§ **Written exercise**
All of the material below is to be returned exactly.

§ **Provided material**

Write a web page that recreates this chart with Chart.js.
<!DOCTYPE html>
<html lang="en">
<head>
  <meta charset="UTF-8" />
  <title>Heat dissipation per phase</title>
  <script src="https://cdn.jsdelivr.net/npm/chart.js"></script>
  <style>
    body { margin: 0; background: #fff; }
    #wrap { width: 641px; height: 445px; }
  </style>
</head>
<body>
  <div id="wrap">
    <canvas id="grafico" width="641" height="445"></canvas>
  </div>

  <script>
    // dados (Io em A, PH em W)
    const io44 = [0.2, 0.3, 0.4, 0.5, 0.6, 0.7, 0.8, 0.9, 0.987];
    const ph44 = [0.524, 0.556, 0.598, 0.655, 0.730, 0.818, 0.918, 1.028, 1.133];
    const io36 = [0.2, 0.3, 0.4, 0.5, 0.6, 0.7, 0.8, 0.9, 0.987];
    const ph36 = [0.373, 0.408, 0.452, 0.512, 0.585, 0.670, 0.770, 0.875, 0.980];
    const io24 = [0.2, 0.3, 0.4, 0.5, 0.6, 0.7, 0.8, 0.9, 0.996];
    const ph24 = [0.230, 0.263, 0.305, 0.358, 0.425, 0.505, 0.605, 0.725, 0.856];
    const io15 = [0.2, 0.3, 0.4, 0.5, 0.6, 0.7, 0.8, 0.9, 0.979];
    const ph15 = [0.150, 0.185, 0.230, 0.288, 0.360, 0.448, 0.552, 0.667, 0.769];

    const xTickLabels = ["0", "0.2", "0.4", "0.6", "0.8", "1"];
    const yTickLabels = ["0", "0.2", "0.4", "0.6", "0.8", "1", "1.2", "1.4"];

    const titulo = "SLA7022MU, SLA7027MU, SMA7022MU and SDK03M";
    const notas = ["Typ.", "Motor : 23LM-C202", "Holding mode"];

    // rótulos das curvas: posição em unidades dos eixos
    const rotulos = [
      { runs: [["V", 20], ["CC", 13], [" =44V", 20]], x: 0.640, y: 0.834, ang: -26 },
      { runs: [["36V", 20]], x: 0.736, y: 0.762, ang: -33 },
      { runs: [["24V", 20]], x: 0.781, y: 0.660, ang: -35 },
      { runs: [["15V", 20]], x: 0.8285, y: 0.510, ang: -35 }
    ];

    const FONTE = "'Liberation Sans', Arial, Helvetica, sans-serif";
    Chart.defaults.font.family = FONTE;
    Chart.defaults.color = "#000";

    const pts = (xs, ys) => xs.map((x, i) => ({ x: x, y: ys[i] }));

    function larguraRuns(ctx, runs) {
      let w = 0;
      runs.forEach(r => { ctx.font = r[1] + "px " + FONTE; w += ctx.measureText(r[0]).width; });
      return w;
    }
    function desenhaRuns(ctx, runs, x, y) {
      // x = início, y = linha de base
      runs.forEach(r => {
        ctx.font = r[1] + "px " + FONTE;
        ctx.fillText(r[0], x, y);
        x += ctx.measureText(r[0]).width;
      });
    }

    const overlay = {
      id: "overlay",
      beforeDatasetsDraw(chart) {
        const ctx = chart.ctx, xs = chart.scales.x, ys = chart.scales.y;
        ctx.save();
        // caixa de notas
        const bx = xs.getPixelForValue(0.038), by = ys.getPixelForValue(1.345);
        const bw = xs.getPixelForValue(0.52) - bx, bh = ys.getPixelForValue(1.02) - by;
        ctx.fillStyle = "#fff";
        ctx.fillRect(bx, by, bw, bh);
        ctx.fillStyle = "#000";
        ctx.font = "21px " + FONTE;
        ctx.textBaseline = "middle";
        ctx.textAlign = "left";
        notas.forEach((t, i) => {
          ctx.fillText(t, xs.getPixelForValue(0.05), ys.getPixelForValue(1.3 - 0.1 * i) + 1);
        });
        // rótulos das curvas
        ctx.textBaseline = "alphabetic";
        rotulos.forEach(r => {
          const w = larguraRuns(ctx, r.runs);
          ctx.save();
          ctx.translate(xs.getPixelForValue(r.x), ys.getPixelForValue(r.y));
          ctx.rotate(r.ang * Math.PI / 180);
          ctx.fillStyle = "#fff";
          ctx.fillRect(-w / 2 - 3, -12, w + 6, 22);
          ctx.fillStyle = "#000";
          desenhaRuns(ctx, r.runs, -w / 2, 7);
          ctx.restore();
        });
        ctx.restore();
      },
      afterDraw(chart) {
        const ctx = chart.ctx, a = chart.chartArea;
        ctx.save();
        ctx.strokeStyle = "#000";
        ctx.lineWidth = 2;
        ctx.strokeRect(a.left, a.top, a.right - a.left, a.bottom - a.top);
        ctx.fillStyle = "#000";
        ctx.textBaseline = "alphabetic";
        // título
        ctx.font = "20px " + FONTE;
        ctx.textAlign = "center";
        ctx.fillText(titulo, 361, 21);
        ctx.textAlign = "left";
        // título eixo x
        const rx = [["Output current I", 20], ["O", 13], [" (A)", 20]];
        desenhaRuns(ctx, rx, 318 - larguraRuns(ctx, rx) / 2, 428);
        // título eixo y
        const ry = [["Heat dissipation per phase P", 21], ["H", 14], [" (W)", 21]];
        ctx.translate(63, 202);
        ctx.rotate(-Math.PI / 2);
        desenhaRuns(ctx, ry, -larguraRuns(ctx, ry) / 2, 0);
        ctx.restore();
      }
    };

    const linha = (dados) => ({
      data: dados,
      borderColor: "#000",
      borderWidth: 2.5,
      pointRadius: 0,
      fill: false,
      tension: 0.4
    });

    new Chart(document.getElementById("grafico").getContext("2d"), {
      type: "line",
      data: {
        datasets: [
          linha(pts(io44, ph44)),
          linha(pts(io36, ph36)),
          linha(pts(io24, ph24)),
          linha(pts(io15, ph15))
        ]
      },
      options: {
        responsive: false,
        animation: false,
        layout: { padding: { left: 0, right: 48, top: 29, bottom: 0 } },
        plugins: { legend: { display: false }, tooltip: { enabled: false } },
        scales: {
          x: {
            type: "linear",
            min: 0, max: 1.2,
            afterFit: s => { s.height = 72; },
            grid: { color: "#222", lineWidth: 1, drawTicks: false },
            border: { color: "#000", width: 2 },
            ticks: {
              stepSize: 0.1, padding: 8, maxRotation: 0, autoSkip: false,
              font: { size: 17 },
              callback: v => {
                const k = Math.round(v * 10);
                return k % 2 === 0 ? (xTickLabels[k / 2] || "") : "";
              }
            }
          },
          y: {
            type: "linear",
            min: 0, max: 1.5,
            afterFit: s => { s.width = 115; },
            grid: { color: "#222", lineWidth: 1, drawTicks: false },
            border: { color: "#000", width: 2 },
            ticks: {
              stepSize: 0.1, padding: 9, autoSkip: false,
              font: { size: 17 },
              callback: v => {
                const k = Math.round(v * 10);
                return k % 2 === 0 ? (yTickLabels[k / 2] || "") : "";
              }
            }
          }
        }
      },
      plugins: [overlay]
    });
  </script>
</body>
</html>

§ **Complete response**
Write a web page that recreates this chart with Chart.js.
<!DOCTYPE html>
<html lang="en">
<head>
  <meta charset="UTF-8" />
  <title>Heat dissipation per phase</title>
  <script src="https://cdn.jsdelivr.net/npm/chart.js"></script>
  <style>
    body { margin: 0; background: #fff; }
    #wrap { width: 641px; height: 445px; }
  </style>
</head>
<body>
  <div id="wrap">
    <canvas id="grafico" width="641" height="445"></canvas>
  </div>

  <script>
    // dados (Io em A, PH em W)
    const io44 = [0.2, 0.3, 0.4, 0.5, 0.6, 0.7, 0.8, 0.9, 0.987];
    const ph44 = [0.524, 0.556, 0.598, 0.655, 0.730, 0.818, 0.918, 1.028, 1.133];
    const io36 = [0.2, 0.3, 0.4, 0.5, 0.6, 0.7, 0.8, 0.9, 0.987];
    const ph36 = [0.373, 0.408, 0.452, 0.512, 0.585, 0.670, 0.770, 0.875, 0.980];
    const io24 = [0.2, 0.3, 0.4, 0.5, 0.6, 0.7, 0.8, 0.9, 0.996];
    const ph24 = [0.230, 0.263, 0.305, 0.358, 0.425, 0.505, 0.605, 0.725, 0.856];
    const io15 = [0.2, 0.3, 0.4, 0.5, 0.6, 0.7, 0.8, 0.9, 0.979];
    const ph15 = [0.150, 0.185, 0.230, 0.288, 0.360, 0.448, 0.552, 0.667, 0.769];

    const xTickLabels = ["0", "0.2", "0.4", "0.6", "0.8", "1"];
    const yTickLabels = ["0", "0.2", "0.4", "0.6", "0.8", "1", "1.2", "1.4"];

    const titulo = "SLA7022MU, SLA7027MU, SMA7022MU and SDK03M";
    const notas = ["Typ.", "Motor : 23LM-C202", "Holding mode"];

    // rótulos das curvas: posição em unidades dos eixos
    const rotulos = [
      { runs: [["V", 20], ["CC", 13], [" =44V", 20]], x: 0.640, y: 0.834, ang: -26 },
      { runs: [["36V", 20]], x: 0.736, y: 0.762, ang: -33 },
      { runs: [["24V", 20]], x: 0.781, y: 0.660, ang: -35 },
      { runs: [["15V", 20]], x: 0.8285, y: 0.510, ang: -35 }
    ];

    const FONTE = "'Liberation Sans', Arial, Helvetica, sans-serif";
    Chart.defaults.font.family = FONTE;
    Chart.defaults.color = "#000";

    const pts = (xs, ys) => xs.map((x, i) => ({ x: x, y: ys[i] }));

    function larguraRuns(ctx, runs) {
      let w = 0;
      runs.forEach(r => { ctx.font = r[1] + "px " + FONTE; w += ctx.measureText(r[0]).width; });
      return w;
    }
    function desenhaRuns(ctx, runs, x, y) {
      // x = início, y = linha de base
      runs.forEach(r => {
        ctx.font = r[1] + "px " + FONTE;
        ctx.fillText(r[0], x, y);
        x += ctx.measureText(r[0]).width;
      });
    }

    const overlay = {
      id: "overlay",
      beforeDatasetsDraw(chart) {
        const ctx = chart.ctx, xs = chart.scales.x, ys = chart.scales.y;
        ctx.save();
        // caixa de notas
        const bx = xs.getPixelForValue(0.038), by = ys.getPixelForValue(1.345);
        const bw = xs.getPixelForValue(0.52) - bx, bh = ys.getPixelForValue(1.02) - by;
        ctx.fillStyle = "#fff";
        ctx.fillRect(bx, by, bw, bh);
        ctx.fillStyle = "#000";
        ctx.font = "21px " + FONTE;
        ctx.textBaseline = "middle";
        ctx.textAlign = "left";
        notas.forEach((t, i) => {
          ctx.fillText(t, xs.getPixelForValue(0.05), ys.getPixelForValue(1.3 - 0.1 * i) + 1);
        });
        // rótulos das curvas
        ctx.textBaseline = "alphabetic";
        rotulos.forEach(r => {
          const w = larguraRuns(ctx, r.runs);
          ctx.save();
          ctx.translate(xs.getPixelForValue(r.x), ys.getPixelForValue(r.y));
          ctx.rotate(r.ang * Math.PI / 180);
          ctx.fillStyle = "#fff";
          ctx.fillRect(-w / 2 - 3, -12, w + 6, 22);
          ctx.fillStyle = "#000";
          desenhaRuns(ctx, r.runs, -w / 2, 7);
          ctx.restore();
        });
        ctx.restore();
      },
      afterDraw(chart) {
        const ctx = chart.ctx, a = chart.chartArea;
        ctx.save();
        ctx.strokeStyle = "#000";
        ctx.lineWidth = 2;
        ctx.strokeRect(a.left, a.top, a.right - a.left, a.bottom - a.top);
        ctx.fillStyle = "#000";
        ctx.textBaseline = "alphabetic";
        // título
        ctx.font = "20px " + FONTE;
        ctx.textAlign = "center";
        ctx.fillText(titulo, 361, 21);
        ctx.textAlign = "left";
        // título eixo x
        const rx = [["Output current I", 20], ["O", 13], [" (A)", 20]];
        desenhaRuns(ctx, rx, 318 - larguraRuns(ctx, rx) / 2, 428);
        // título eixo y
        const ry = [["Heat dissipation per phase P", 21], ["H", 14], [" (W)", 21]];
        ctx.translate(63, 202);
        ctx.rotate(-Math.PI / 2);
        desenhaRuns(ctx, ry, -larguraRuns(ctx, ry) / 2, 0);
        ctx.restore();
      }
    };

    const linha = (dados) => ({
      data: dados,
      borderColor: "#000",
      borderWidth: 2.5,
      pointRadius: 0,
      fill: false,
      tension: 0.4
    });

    new Chart(document.getElementById("grafico").getContext("2d"), {
      type: "line",
      data: {
        datasets: [
          linha(pts(io44, ph44)),
          linha(pts(io36, ph36)),
          linha(pts(io24, ph24)),
          linha(pts(io15, ph15))
        ]
      },
      options: {
        responsive: false,
        animation: false,
        layout: { padding: { left: 0, right: 48, top: 29, bottom: 0 } },
        plugins: { legend: { display: false }, tooltip: { enabled: false } },
        scales: {
          x: {
            type: "linear",
            min: 0, max: 1.2,
            afterFit: s => { s.height = 72; },
            grid: { color: "#222", lineWidth: 1, drawTicks: false },
            border: { color: "#000", width: 2 },
            ticks: {
              stepSize: 0.1, padding: 8, maxRotation: 0, autoSkip: false,
              font: { size: 17 },
              callback: v => {
                const k = Math.round(v * 10);
                return k % 2 === 0 ? (xTickLabels[k / 2] || "") : "";
              }
            }
          },
          y: {
            type: "linear",
            min: 0, max: 1.5,
            afterFit: s => { s.width = 115; },
            grid: { color: "#222", lineWidth: 1, drawTicks: false },
            border: { color: "#000", width: 2 },
            ticks: {
              stepSize: 0.1, padding: 9, autoSkip: false,
              font: { size: 17 },
              callback: v => {
                const k = Math.round(v * 10);
                return k % 2 === 0 ? (yTickLabels[k / 2] || "") : "";
              }
            }
          }
        }
      },
      plugins: [overlay]
    });
  </script>
</body>
</html>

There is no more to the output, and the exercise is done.